One must be able to prove that an ancestor actively participated in some capacity during the Revolutionary War — on the Colonial side, of course.

To do this, documents showing a genealogical link to such an ancestor have to exist and be available for review.

“You have to go online, get birth certificates, death certificates and then going back to your wills, newspaper articles, whatever you can find,” Castanos said.

“We will work with them to find their patriot connection if they are seriously interested in joining our group,” Burk said.

It’s that connection that truly ties all of the women in the organization together with a sense of pride for their country and a desire to support four specific categories of society: patriotism, historic preservation, community service and literary education.

“Those sort of things are really emphasized,” Burk said.

The organization typically fundraises for charitable causes by hosting small events, such as garage sales or raffles.

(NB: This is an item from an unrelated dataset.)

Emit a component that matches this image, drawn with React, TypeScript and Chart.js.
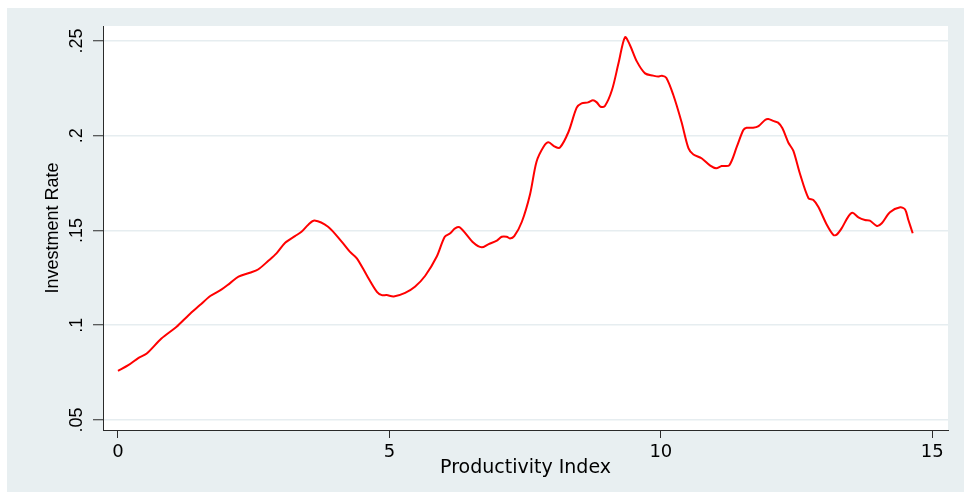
import React, { useEffect, useRef } from "react";
import { Chart, registerables } from "chart.js";

Chart.register(...registerables);

// Smoothed investment rate against the productivity index
const productivityIndex = [
  0.0, 0.19, 0.38, 0.53, 0.8, 1.08, 1.3, 1.51, 1.7, 1.91, 2.06, 2.22, 2.43, 2.58,
  2.77, 2.92, 3.08, 3.26, 3.38, 3.51, 3.62, 3.87, 4.12, 4.27, 4.4, 4.58, 4.77,
  4.86, 4.95, 5.08, 5.29, 5.47, 5.66, 5.87, 6.02, 6.12, 6.21, 6.3, 6.55, 6.7,
  6.82, 6.98, 7.07, 7.16, 7.22, 7.3, 7.44, 7.59, 7.71, 7.84, 7.93, 8.05, 8.14,
  8.3, 8.45, 8.54, 8.66, 8.75, 8.82, 8.89, 8.97, 9.1, 9.22, 9.34, 9.43, 9.56,
  9.71, 9.86, 9.95, 10.02, 10.1, 10.23, 10.38, 10.51, 10.6, 10.75, 10.91, 11.02,
  11.12, 11.26, 11.4, 11.52, 11.58, 11.7, 11.8, 11.92, 11.98, 12.07, 12.16,
  12.24, 12.35, 12.44, 12.56, 12.72, 12.81, 12.9, 13.06, 13.18, 13.24, 13.33,
  13.45, 13.53, 13.64, 13.76, 13.85, 13.98, 14.07, 14.22, 14.41, 14.5, 14.56,
  14.64,
];

const investmentRate = [
  0.0759, 0.0789, 0.0828, 0.0851, 0.093, 0.0992, 0.1053, 0.1106, 0.1154, 0.1189,
  0.1221, 0.1256, 0.1277, 0.1294, 0.134, 0.1379, 0.1435, 0.147, 0.1493, 0.1532,
  0.1553, 0.152, 0.1441, 0.1388, 0.1353, 0.1265, 0.1176, 0.1159, 0.1159, 0.1152,
  0.1171, 0.1203, 0.1261, 0.1361, 0.1467, 0.1485, 0.1511, 0.1516, 0.1435,
  0.1411, 0.1427, 0.1446, 0.1467, 0.1467, 0.1458, 0.147, 0.1546, 0.169, 0.1863,
  0.1942, 0.1965, 0.1942, 0.1937, 0.2021, 0.2148, 0.2171, 0.2176, 0.2187,
  0.2176, 0.2153, 0.2157, 0.2241, 0.2382, 0.252, 0.2479, 0.2391, 0.2329, 0.2317,
  0.2312, 0.2317, 0.2306, 0.2215, 0.2074, 0.1933, 0.1901, 0.1881, 0.1842,
  0.1828, 0.184, 0.1844, 0.1942, 0.203, 0.2042, 0.2042, 0.2051, 0.2083, 0.2088,
  0.2078, 0.2069, 0.2039, 0.1963, 0.1921, 0.1802, 0.167, 0.1661, 0.1625, 0.1529,
  0.1476, 0.1478, 0.1511, 0.1572, 0.1593, 0.1569, 0.1555, 0.1552, 0.1524,
  0.1538, 0.1596, 0.1622, 0.1611, 0.1555, 0.1485,
];

const xTickValues = [0, 5, 10, 15];
const xTickLabels = ["0", "5", "10", "15"];
const yTickValues = [0.05, 0.1, 0.15, 0.2, 0.25];
const yTickLabels = [".05", ".1", ".15", ".2", ".25"];

const xTitle = "Productivity Index";
const yTitle = "Investment Rate";

const CANVAS_W = 957;
const CANVAS_H = 484;

const REGION_COLOR = "#e8eff1";
const PLOT_COLOR = "#ffffff";
const GRID_COLOR = "#e6edf0";
const AXIS_COLOR = "#2a2a2a";

// Paints the outer graph region and the white plot region behind everything
const backgroundPlugin = {
  id: "regionBackground",
  beforeDraw(chart: Chart) {
    const { ctx, chartArea } = chart;
    ctx.save();
    ctx.fillStyle = REGION_COLOR;
    ctx.fillRect(0, 0, chart.width, chart.height);
    ctx.fillStyle = PLOT_COLOR;
    ctx.fillRect(
      chartArea.left,
      chartArea.top,
      chartArea.right - chartArea.left,
      chartArea.bottom - chartArea.top
    );
    ctx.restore();
  },
};

export default function App() {
  const canvasRef = useRef<HTMLCanvasElement | null>(null);

  useEffect(() => {
    const canvas = canvasRef.current;
    if (!canvas) return;

    const points = productivityIndex.map((x, i) => ({ x, y: investmentRate[i] }));

    const chart = new Chart(canvas, {
      type: "line",
      data: {
        datasets: [
          {
            data: points,
            borderColor: "#ff0000",
            borderWidth: 2,
            pointRadius: 0,
            tension: 0.3,
            fill: false,
          },
        ],
      },
      options: {
        animation: false,
        responsive: false,
        events: [],
        layout: { padding: { top: 18, right: 16, left: 0, bottom: 0 } },
        plugins: {
          legend: { display: false },
          tooltip: { enabled: false },
        },
        scales: {
          x: {
            type: "linear",
            min: -0.276,
            max: 15.29,
            afterBuildTicks: (scale: any) => {
              scale.ticks = xTickValues.map((value) => ({ value }));
            },
            afterFit: (scale: any) => {
              scale.height = 62;
            },
            ticks: {
              autoSkip: false,
              maxRotation: 0,
              minRotation: 0,
              padding: 4,
              color: "#000000",
              font: { family: "'DejaVu Sans'", size: 18 },
              callback: (value: any) => xTickLabels[xTickValues.indexOf(Number(value))] ?? "",
            },
            grid: {
              drawOnChartArea: false,
              drawTicks: true,
              tickLength: 8,
              tickColor: AXIS_COLOR,
              tickWidth: 1,
            },
            border: { display: true, color: AXIS_COLOR, width: 1 },
            title: {
              display: true,
              text: xTitle,
              color: "#000000",
              font: { family: "'DejaVu Sans'", size: 19 },
              padding: { top: 0, bottom: 13 },
            },
          },
          y: {
            type: "linear",
            min: 0.0447,
            max: 0.2579,
            afterBuildTicks: (scale: any) => {
              scale.ticks = yTickValues.map((value) => ({ value }));
            },
            afterFit: (scale: any) => {
              scale.width = 96;
            },
            ticks: {
              autoSkip: false,
              minRotation: 90,
              maxRotation: 90,
              crossAlign: "center",
              padding: 3,
              color: "#000000",
              font: { family: "'Liberation Sans', Arial", size: 18 },
              callback: (value: any) => {
                const idx = yTickValues.findIndex((v) => Math.abs(v - Number(value)) < 1e-9);
                return idx >= 0 ? yTickLabels[idx] : "";
              },
            },
            grid: {
              color: GRID_COLOR,
              lineWidth: 1.5,
              drawTicks: true,
              tickLength: 10,
              tickColor: AXIS_COLOR,
              tickWidth: 1,
            },
            border: { display: true, color: AXIS_COLOR, width: 1 },
            title: {
              display: true,
              text: yTitle,
              color: "#000000",
              font: { family: "'Liberation Sans', Arial", size: 18 },
              padding: { top: 35, bottom: 0 },
            },
          },
        },
      },
      plugins: [backgroundPlugin],
    });

    return () => chart.destroy();
  }, []);

  return (
    <div
      style={{
        position: "fixed",
        left: 7,
        top: 8,
        width: CANVAS_W,
        height: CANVAS_H,
      }}
    >
      <canvas
        ref={canvasRef}
        width={CANVAS_W}
        height={CANVAS_H}
        style={{ display: "block", width: CANVAS_W, height: CANVAS_H }}
      />
    </div>
  );
}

They also have members in their group that choose to donate their own money to specific causes through the organization.

One such cause is called Honor Flight.

In 2014, The Yavapai Chapter of DAR began sponsoring its first flight with Honor Flight AZ and has to date sponsored six individual flights to Washington DC for World War II veterans to visit their memorial and other monuments. 

In 2015 the Yavapai Chapter met with Honor Flight AZ and helped developed a unique program with Embry-Riddle Aeronautical University (ERAU) to sponsor and send ROTC Cadets to accompany the WW ll Vets.

To date, there have been 10 cadets as well as 10 Yavapai Chapter DAR members that have flown with Honor Flight AZ to help as attendants.

Since this year marks the 50th anniversary to the U.S. officially entering the Vietnam War with troops, Burk said reaching out to those soldiers is their top priority at this point.

“We’re trying to seek them out and give them certificates and things like that,” Burk said.

The Yavapai Chapter currently sits at 71 members ranging in age from early 20s to a 105-year-old. The group meets once a month and primarily focuses their efforts within the tri-city area.

Having just celebrated their 35th anniversary as a chapter of DAR this month, the members are taking time to realize how far they’ve come since 1981.

“The people who started the chapter 35 years ago, only a couple are still alive today,” Burk said.

Castanos said their primary aspiration going forward is simply to do more for the community.

“Our main problem is we wish we could so much more,” Dorothy said. “Once you get started with something, you don’t want to stop, and there’s always more need than what you can present.”